岸田衿子『おうさまのみみはろばのみみ』レビュー

・100字レビュー

王様の耳がロバであることを知った理容師が、それを隠さなければ殺されるのに我慢できなくて穴を掘って叫んだら広まっちゃう有名な童話だけど、ネットが発達した今になって考えると2ちゃんねるを予見していた感じ。

・長文レビュー(約1,000字)

王様の耳がロバであることを知った理容師が、それを隠さなければ殺されるのに、我慢できなくて穴を掘って叫んだら逆に広まってしまうという有名な童話だけれど、ネットが発達した今になって考えると2ちゃんねるなどの登場を予見していた感じもする。

いま手元にないので30年ほど前に読んだ記憶を手掛かりに書いてみるが、絵柄は覚えていたので、子供の頃に読んでいたのはこの本で間違いなさそうだ。絵本は文章と絵がセットになっていて、漫画と小説の中間みたいな感じだから、絵もかなり重要。

隠さなくてはいけないはずの王様の耳が表紙に描かれていていいのか疑問に思ったが、そもそも作品名からしてネタバレしているのが面白いところ。実際に理容師(文中では床屋だったと思うけれど、いま使っていい言葉なのか迷うので現代風に)が穴を掘って封じ込めたはずの言葉が、書名通り「王様の耳はロバの耳!」だった。

その言葉はどういうわけか木霊のようにして国中に広まってしまうのだけれど、王様はもう隠すことを諦めて、むしろ気が楽になったとして、理容師に感謝するんだったかな。そういうことはロバの耳をした王様じゃなくても、現実に良くある流れにも思える。

ちなみに前から気になっていたのは、どうして王様の耳はロバの耳になってしまったのかという点。おそらく先天的奇形に思われるが、どうやらヨーロッパの王族にもそういうことがあったらしい。これも確証はないのだけれど、王族同士の婚姻などにより、そういう事例があったようだ。

良く言われるのは6本指の多肢症である。ミッキーマウスなどディズニー映画のキャラクターが4本指なのは、アニメーションとして動いている時に6本に見えないよう配慮されているとか。そのくらい西洋においてはポピュラーなわけで、人種的な問題もあるように思われる。

日本の場合は逆に4本指に差別的な意味合いを感じさせるところがあるため、ミッキーマウスは特例として許されているような感じである。
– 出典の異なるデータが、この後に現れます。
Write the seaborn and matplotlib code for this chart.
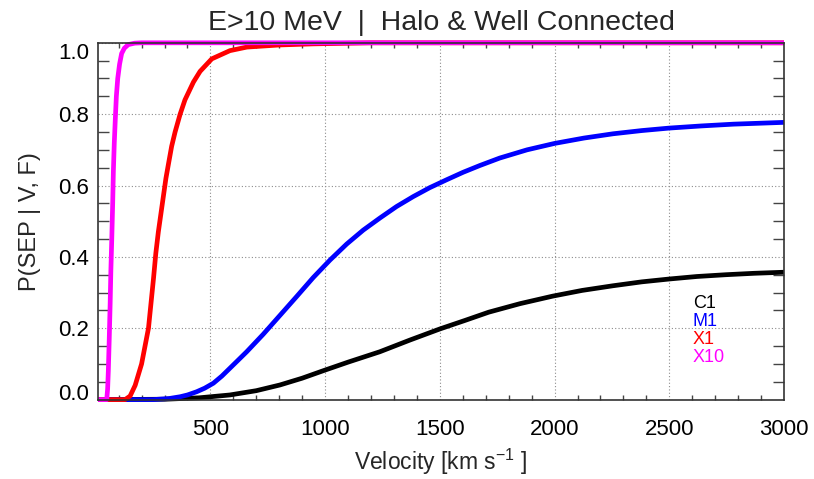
import numpy as np
import pandas as pd
import matplotlib
matplotlib.use('Agg')
import matplotlib.pyplot as plt
import matplotlib.transforms as mtransforms
from matplotlib.ticker import MultipleLocator, FixedLocator
import seaborn as sns

# ---- data ----
classes = ['C1', 'M1', 'X1', 'X10']
colors = ['#000000', '#0000ff', '#ff0000', '#ff00ff']

c1_v = [10, 300, 451, 585, 700, 803, 900, 992, 1100, 1238, 1370, 1500, 1610, 1713, 1850,
        1992, 2120, 2254, 2380, 2500, 2620, 2746, 2870, 3000]
c1_p = [0.0, 0.001, 0.005, 0.013, 0.025, 0.041, 0.060, 0.081, 0.105, 0.134, 0.167, 0.198, 0.222, 0.245, 0.269,
        0.290, 0.306, 0.319, 0.330, 0.338, 0.345, 0.350, 0.354, 0.357]

m1_v = [10, 250, 320, 368, 400, 440, 475, 513, 550, 585, 620, 658, 730, 803, 876, 948, 1021, 1094, 1166, 1239,
        1311, 1384, 1456, 1529, 1601, 1674, 1761, 1880, 2000, 2128, 2255, 2380, 2500, 2640, 2780, 3000]
m1_p = [0.0, 0.0, 0.003, 0.008, 0.013, 0.022, 0.032, 0.046, 0.066, 0.088, 0.110, 0.134, 0.183, 0.236, 0.289, 0.342,
        0.391, 0.436, 0.475, 0.509, 0.541, 0.569, 0.594, 0.616, 0.637, 0.656, 0.677, 0.700, 0.718, 0.733, 0.745,
        0.754, 0.761, 0.767, 0.772, 0.777]

x1_v = [10, 128, 150, 172, 186, 200, 215, 230, 241, 252, 262, 273, 284, 295, 306, 317, 331, 346, 368, 389,
        426, 455, 506, 585, 659, 803, 947, 1200, 3000]
x1_p = [0.0, 0.0, 0.01, 0.04, 0.07, 0.10, 0.15, 0.20, 0.27, 0.34, 0.41, 0.47, 0.52, 0.57, 0.62, 0.66, 0.71, 0.75,
        0.80, 0.84, 0.89, 0.92, 0.955, 0.978, 0.988, 0.994, 0.997, 1.0, 1.0]

x10_v = [10, 48, 52, 55, 59, 63, 66, 70, 74, 77, 81, 85, 90, 96, 104, 113, 125, 142, 170, 200, 3000]
x10_p = [0.0, 0.0, 0.03, 0.08, 0.17, 0.27, 0.36, 0.45, 0.55, 0.64, 0.72, 0.78, 0.85, 0.90, 0.94, 0.97, 0.985,
         0.995, 0.999, 1.0, 1.0]

series_v = [c1_v, m1_v, x1_v, x10_v]
series_p = [c1_p, m1_p, x1_p, x10_p]

x_ticks = [500, 1000, 1500, 2000, 2500, 3000]
y_ticks = [0.0, 0.2, 0.4, 0.6, 0.8, 1.0]
y_ticklabels = ['0.0', '0.2', '0.4', '0.6', '0.8', '1.0']

title = 'E>10 MeV  |  Halo & Well Connected'
xlabel = r'Velocity [km s$^{\mathregular{-1}}$ ]'
ylabel = 'P(SEP | V, F)'

# ---- style ----
sns.set_theme(style='white')
plt.rcParams['font.family'] = ['Liberation Sans', 'DejaVu Sans']
plt.rcParams['mathtext.fontset'] = 'custom'
plt.rcParams['mathtext.rm'] = 'Liberation Sans'
plt.rcParams['mathtext.it'] = 'Liberation Sans'

df = pd.concat([pd.DataFrame({'Velocity': v, 'P': p, 'Class': c})
                for v, p, c in zip(series_v, series_p, classes)], ignore_index=True)

fig = plt.figure(figsize=(8.14, 4.79), dpi=100)
ax = fig.add_axes([98 / 814, 1 - 399.6 / 479, 686 / 814, 356.8 / 479])

sns.lineplot(data=df, x='Velocity', y='P', hue='Class', hue_order=classes,
             palette=dict(zip(classes, colors)), lw=3.4, legend=False,
             sort=False, estimator=None, ax=ax)
for ln in ax.lines:
    ln.set_clip_on(False)
    ln.set_solid_capstyle('butt')
    ln.set_solid_joinstyle('round')

ax.set_xlim(10, 3000)
ax.set_ylim(0, 1.0)

ax.xaxis.set_major_locator(FixedLocator(x_ticks))
ax.xaxis.set_minor_locator(MultipleLocator(100))
ax.yaxis.set_major_locator(FixedLocator(y_ticks))
ax.yaxis.set_minor_locator(MultipleLocator(0.05))
ax.set_yticklabels(y_ticklabels)

ax.grid(True, which='major', color='#8c8c8c', linestyle=(0, (1, 2)), linewidth=0.8)
for s in ax.spines.values():
    s.set_color('#333333')
    s.set_linewidth(1.2)

ax.tick_params(axis='both', which='major', length=0, labelsize=16, colors='#000000')
ax.tick_params(axis='x', which='major', pad=14)
ax.tick_params(axis='y', which='major', pad=6.5)
ax.tick_params(axis='x', which='minor', direction='in', length=3.5, width=1.0,
               color='#444444', top=True, bottom=True)
ax.tick_params(axis='y', which='minor', direction='in', length=8, width=1.0,
               color='#444444', left=True, right=True)

ax.set_title(title, fontsize=20.5, pad=9.5)
ax.set_xlabel(xlabel, fontsize=16.5, labelpad=5)
ax.set_ylabel(ylabel, fontsize=17, labelpad=12)

# legend as colored text
for i, (c, col) in enumerate(zip(classes, colors)):
    ax.text(0.867, 0.270 - i * 0.0505, c, color=col, fontsize=13,
            transform=ax.transAxes, ha='left', va='center')

# shift extreme y tick labels inward as in reference
yt = ax.yaxis.get_major_ticks()
up = mtransforms.ScaledTranslation(0, 8 / 100, fig.dpi_scale_trans)
down = mtransforms.ScaledTranslation(0, -8 / 100, fig.dpi_scale_trans)
yt[0].label1.set_transform(yt[0].label1.get_transform() + up)
yt[-1].label1.set_transform(yt[-1].label1.get_transform() + down)

fig.savefig('out.png', dpi=100)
実際にテレビアニメ『妖怪人間ベム』の主人公らは当初3本指だったが、リメイクされた際には5本指に変更されていて、漫画やドラマ版でもそうだった。

とにかく世の中には何らかの事情で隠さなくてはいけないことが沢山あるけれど、実はそれを明かしてしまえば楽になれるなんてこともあると教えてくれる寓話だと思う。

※書評でつながる読書コミュニティ「本が好き!」掲載レビューと同じです。